I “cerchi delle fate” fatti dalle termiti

Nel margine orientale del deserto della Namibia le oasi hanno un aspetto totalmente diverso da quello che ci trasmettono i film. Niente palme e specchi d’acqua, ma solo circoli d’erba che circondano uno spiazzo sabbioso. In gergo vengono chiamati “cerchi delle fate”, ma in realtà si tratta di un ecosistema artificiale costruito con cura da Psammotermes allocerus, una specie locale di termiti. Un articolo pubblicato su Science mostra il lavoro fatto dagli insetti allo scopo di conservare riserve idriche nel sottosuolo.

A indagare sulla natura tutt’altro che magica delle oasi è stato Norbert Juergens, biologo vegetale presso l’Università di Amburgo in Germania.

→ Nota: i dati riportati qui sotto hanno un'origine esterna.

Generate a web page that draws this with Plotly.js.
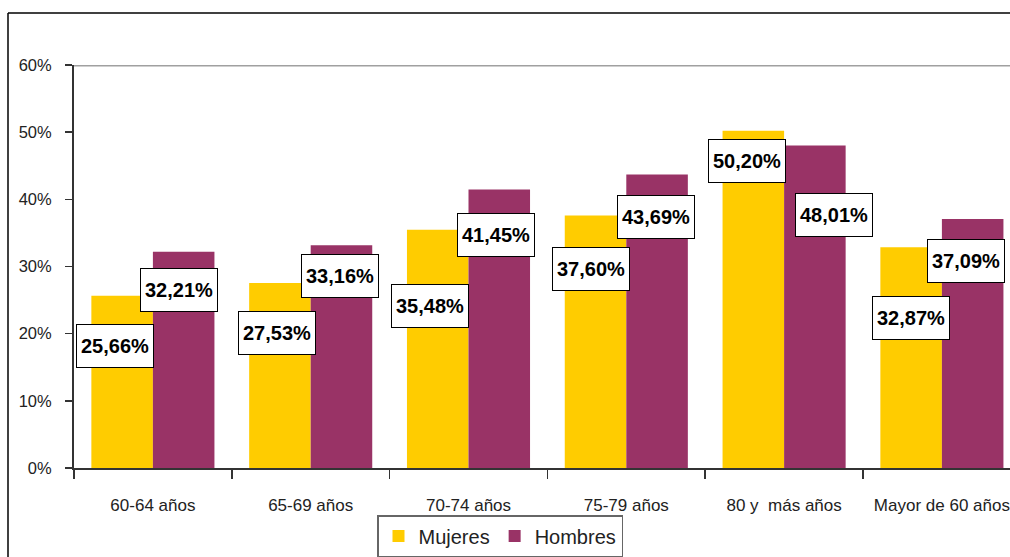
<!DOCTYPE html>
<html>
<head>
<meta charset="utf-8">
<script src="https://cdn.plot.ly/plotly-3.0.1.min.js"></script>
<style>
html,body{margin:0;padding:0;background:#fff;overflow:hidden;}
#chart{width:1010px;height:557px;}
</style>
</head>
<body>
<div id="chart"></div>
<script>
// ---- data ----
var categories = ["60-64 años", "65-69 años", "70-74 años", "75-79 años", "80 y  más años", "Mayor de 60 años"];
var mujeres = [25.66, 27.53, 35.48, 37.60, 50.20, 32.87];
var hombres = [32.21, 33.16, 41.45, 43.69, 48.01, 37.09];
var seriesNames = ["Mujeres", "Hombres"];
var yTickVals = [0, 10, 20, 30, 40, 50, 60];
var yTickText = ["0%", "10%", "20%", "30%", "40%", "50%", "60%"];

// label placement (manual offsets in px, as in the original chart)
var mujDx = [-7, -3, -8, -5, -6, 0];
var mujDy = [50, 50, 76, 54, 30, 71];
var homDx = [-5, -1, -3, -1, 19, -7];
var homDy = [38, 31, 45, 42, 69, 42];

function fmt(v) { return v.toFixed(2).replace(".", ",") + "%"; }

var BARGAP = 0.22;
var half = (1 - BARGAP) / 4;

var FONT = "Liberation Sans, Arial, sans-serif";

var traces = [
  {type: "bar", name: seriesNames[0], x: categories, y: mujeres,
   marker: {color: "#FFCC00"}, hoverinfo: "none"},
  {type: "bar", name: seriesNames[1], x: categories, y: hombres,
   marker: {color: "#993366"}, hoverinfo: "none"}
];

var annotations = [];
function addLabels(vals, dxs, dys, side) {
  vals.forEach(function (v, i) {
    annotations.push({
      x: i + side * half, y: v, xref: "x", yref: "y",
      xshift: dxs[i], yshift: -dys[i],
      text: "<b>" + fmt(v) + "</b>", showarrow: false,
      font: {family: FONT, size: 20, color: "#000"},
      bgcolor: "#ffffff", bordercolor: "#000", borderwidth: 1, borderpad: 2,
      width: 72, height: 38, xanchor: "center", yanchor: "middle"
    });
  });
}
addLabels(mujeres, mujDx, mujDy, -1);
addLabels(hombres, homDx, homDy, 1);

// plot area geometry helpers for frame (paper coords)
var L = 74, T = 65, W = 1010, H = 557, B = 89;
var pw = W - L, ph = H - T - B;
function px2paperX(px) { return (px - L) / pw; }
function px2paperY(py) { return (H - B - py) / ph; }

var shapes = [
  // gray line at top of plot area (60%)
  {type: "line", xref: "paper", yref: "y", x0: 0, x1: 1, y0: 60, y1: 60,
   line: {color: "#a0a0a0", width: 3}},
  // outer frame (left + top)
  {type: "line", xref: "paper", yref: "paper",
   x0: px2paperX(8), x1: px2paperX(8), y0: px2paperY(13), y1: px2paperY(570),
   line: {color: "#000", width: 1.5}},
  {type: "line", xref: "paper", yref: "paper",
   x0: px2paperX(8), x1: px2paperX(1020), y0: px2paperY(13), y1: px2paperY(13),
   line: {color: "#000", width: 1.5}}
];

var layout = {
  width: W, height: H,
  margin: {l: L, r: 0, t: T, b: B, pad: 0},
  paper_bgcolor: "#fff", plot_bgcolor: "#fff",
  barmode: "group", bargap: BARGAP, bargroupgap: 0,
  font: {family: FONT, color: "#222"},
  showlegend: true,
  legend: {
    orientation: "h", x: px2paperX(377), y: px2paperY(515),
    xanchor: "left", yanchor: "top",
    bgcolor: "#fff", bordercolor: "#666", borderwidth: 1.5,
    font: {family: FONT, size: 20, color: "#222"},
    itemwidth: 30, traceorder: "normal"
  },
  xaxis: {
    type: "category", range: [-0.5, -0.5 + pw / 157.8],
    showline: true, linecolor: "#333", linewidth: 2,
    ticks: "outside", tickson: "boundaries", ticklen: 9, tickcolor: "#333", tickwidth: 1.5,
    tickfont: {family: FONT, size: 17, color: "#222"},
    ticklabelstandoff: 21,
    showgrid: false, zeroline: false, fixedrange: true
  },
  yaxis: {
    range: [0, 60], tickvals: yTickVals, ticktext: yTickText,
    showline: true, linecolor: "#333", linewidth: 2,
    ticks: "outside", ticklen: 7, tickcolor: "#333", tickwidth: 1.5,
    tickfont: {family: FONT, size: 16.5, color: "#222"},
    ticklabelstandoff: 10,
    showgrid: false, zeroline: false, fixedrange: true
  },
  annotations: annotations,
  shapes: shapes
};

Plotly.newPlot("chart", traces, layout, {staticPlot: true, displayModeBar: false});
</script>
</body>
</html>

Grazie alle osservazioni raccolte in 40 diverse ricognizioni sul campo lungo la fascia est del deserto costiero che dall’Angola attraversa la Namibia e arriva fino al Sudafrica. L’ipotesi del ricercatore riguardava il fatto che i circoli caratteristici di quella zona non fossero altro che vere e proprie opere di ingegneria ambientale da parte delle termiti.

A prima vista, i circoli delle fate sembrano dei semplici anelli d’erba che circondano un’area di sabbia completamente brulla. Fatto sta che le piante che crescono sul margine siano di natura perenne, un fatto abbastanza raro per un deserto nel quale le scarse precipitazioni si attestano intorno ad una media di 100 mm. Il merito sarebbe tutto delle termiti, che attaccano le radici delle piante più giovani e le uccidonono, favorendo l’accumulo d’acqua piovana nel sottosuolo.

In poche parole gli insetti agiscono da giardinieri, distruggendo e divorando le piante più giovani per sopravvivere. Riducendo la copertura erbosa nei circoli, le termiti abbattono anche le perdite di vapore acqueo conservato nei vegetali che, altrimenti, andrebbe disperso nell’ambiente. Così facendo, sotto le oasi si formano delle piccole falde acquifere che sostentano e fanno proliferare l’anello esterno. Tuttavia, c’era bisogno di prove per dimostrare che gli insetti non fossero solo degli inquilini opportunisti.

Juergens ha difeso l’operato degli insetti guardando nel sottosuolo, analizzando dai 30 ai 100 circoli in ognuno dei siti visitati lungo la fascia desertica. La prima prova a favore delle termiti è che P. allocerus è uno dei pochissimi organismi presenti in tutte le oasi analizzate. La seconda, è che gli ingegneri del deserto sono stati trovati anche in 24 oasi in fase di formazione nelle quali l’anello di vegetazione perenne non si era ancora formato. La terza, riguarda il numero di riporti di terriccio gettati in superficie dagli insetti: molto più concentrati al centro e praticamente assenti sul margine esterno.

Secondo il ricercatore tedesco, l’ultima considerazione avrebbe un’importante conseguenza. Durante i periodi di siccità le colonie di P. allocerus si nutrono di parte delle piante perenni, contribuendo così all’allargamento del circolo delle fate. L’opera di scavo e giardinaggio consente loro di avere riserve d’acqua e cibo che, altrimenti, andrebbero perdute nel corso della stagione. Tra i numerosi esempi di ingegneria animale – che a volte diventa anche collaborativa (vedi Galileo: Ghiozzi e coralli uniti contro le alghe) – questo sembra uno dei più efficaci. Le oasi delle termiti di certo non sono un miraggio.